Read warning labels before use

 The Multi-Day Main Trail Backpack: 

  •  Pro:  More permit latitude.  A multi-day-er has 14 days to get her done on the same permit provided we declare our intention to do so on the application and stay inside the Mt Whitney Zone.  Our permit "day" references the date we enter the John Muir Wilderness, about .9 miles from the trailhead at Whitney Portal.  That's because the permit also covers camping at Lone Pine Lake, just before the Mt whitney Zone starts. If the weather turns for the worse, we can hunker down (safely!) and wait until it blows over.  Then we try again the next day from either Outpost or Trail Camp provided you made allowances for extra days and the provisions hold out.  Don't worry.  No one will arrest you if you come out early or late.  The USFS understands the vagaries of mountain travel.  Weather or injury can alter your schedule.
  • Pro:  Visit more stuff.  Since the permit can last 14 days, design a comprehensive trip to visit all the interesting topography in the basin or bag another local Fourteener like Mt Muir (approach from Trail Crest).  I've always wanted to visit the plateau north of the switchbacks.  It looks like the Moon.  
  • Con:  Acclimatization  becomes even more important.  Again, it's one thing to visit high altitudes and a whole 'nother smoke to stay overnight.  Contrary to popular belief, there are no shortcuts to proper acclimatizing. Take all the Diamox you want.  The side effects are altered sense of taste, drowsiness, dizziness, nausea, vomiting, increased sunlight sensitivity...wait a minute.  Sounds a lot like altitude sickness.  At least we can cure altitude sickness by going back down.
  • Con:  Contributing to "The Sewer." The longer one stays in the Whitney Zone, the more likely one needs to relieve oneself.  Since the solar toilets were removed, the amount of poo near the trail and the camps increased dramatically, especially since many people refuse to adhere to mandatory Leave No Trace ethics and pack it out.  Therefore, I refer to Lone Pine Creek as The Sewer. 
    The World's Loveliest Sewer
    Don't even think about drinking that water without filtration.  Don't even think about digging a hole and burying waste, either.  Wherever you dig, someone already beat you to it.  "Wag Bags" are issued at the Eastern Sierra Interagency Center with every permit. Purchase additional bags at your local backpacking retailer. Take one apart with your group.  See how it works.  You may not have time to read directions when The Urge strikes.  If packing out your waste is beyond your ability, please stay home.  Please.
  • Con:  Increased exposure to objective dangers.  Violent bad weather, high wind gusts, and rockfall take their toll.  More hours up high mean greater exposure.  If I owned a $400 Supercalifragilistic Ultralight Goat Bladder Mark III tent, seeing it in tatters would make me cry.
The multi-day trip is no easier, thanks to greater pack weights and the longer altitude stays.  I believe multi-day trips are responsible for the great percentage of failed summit attempts due to this mistaken assumption.  The grand majority of Whitney climbers would be served better by preparing themselves properly for a single day trip of 16 hours or less.  Remember the question I posed at the top of the previous post on single-day trips.

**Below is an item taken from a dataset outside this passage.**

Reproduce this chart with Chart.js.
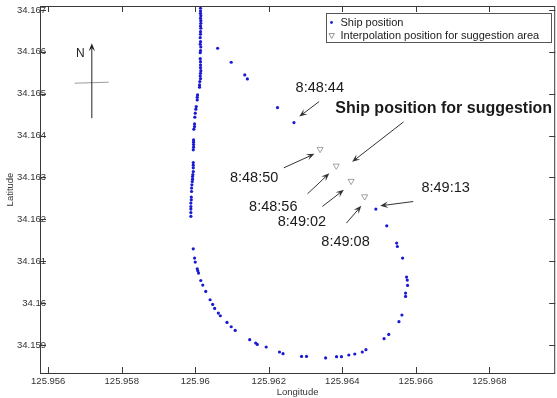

Having said that, some climbers want the "expedition assault" feel of a multi-day trip with gear.  If that's your bent, consider a real multi-day adventure jumping off from Horseshoe Meadows or the High Sierra Trail all the way across Sequoia National Park.  By the time you approach Mt Whitney proper, you'll be much better acclimated than trying to blitz all the weight up and down quickly.

If you're looking to spend lots of time in the Whitney Zone knocking out every prominent knob in the area, then the Main Trail multi is unavoidable.  However, don't short-change your conditioning or acclimatizing.  Remember this old saying:  Climbers summiting Whitney from the west are the ones with smiles on their faces.  Climbers summiting from the east are the ones throwing up on their shoes.

Single or Multi-Day Pros & Cons - Part 1: The Single Day Summit

When most people visualize their first Mt Whitney expedition, they see it as a multi-day backpacking trip.  Oak-handled ice axe in hand, outfitted in knickers and knee socks, they utter pithy phrases like, "Onward, Tenzing!" Or maybe that's just me.

Regardless, most Whitney-goers view the multi-day trip up the Main Trail as the easier mode of travel.  But is it?  Here's the $64,000 question:  Would I rather carry 30 (plus?) pounds up 6 miles and 4,000 vertical feet or carry 12 pounds up 10.8  miles and 6,000 vertical feet? 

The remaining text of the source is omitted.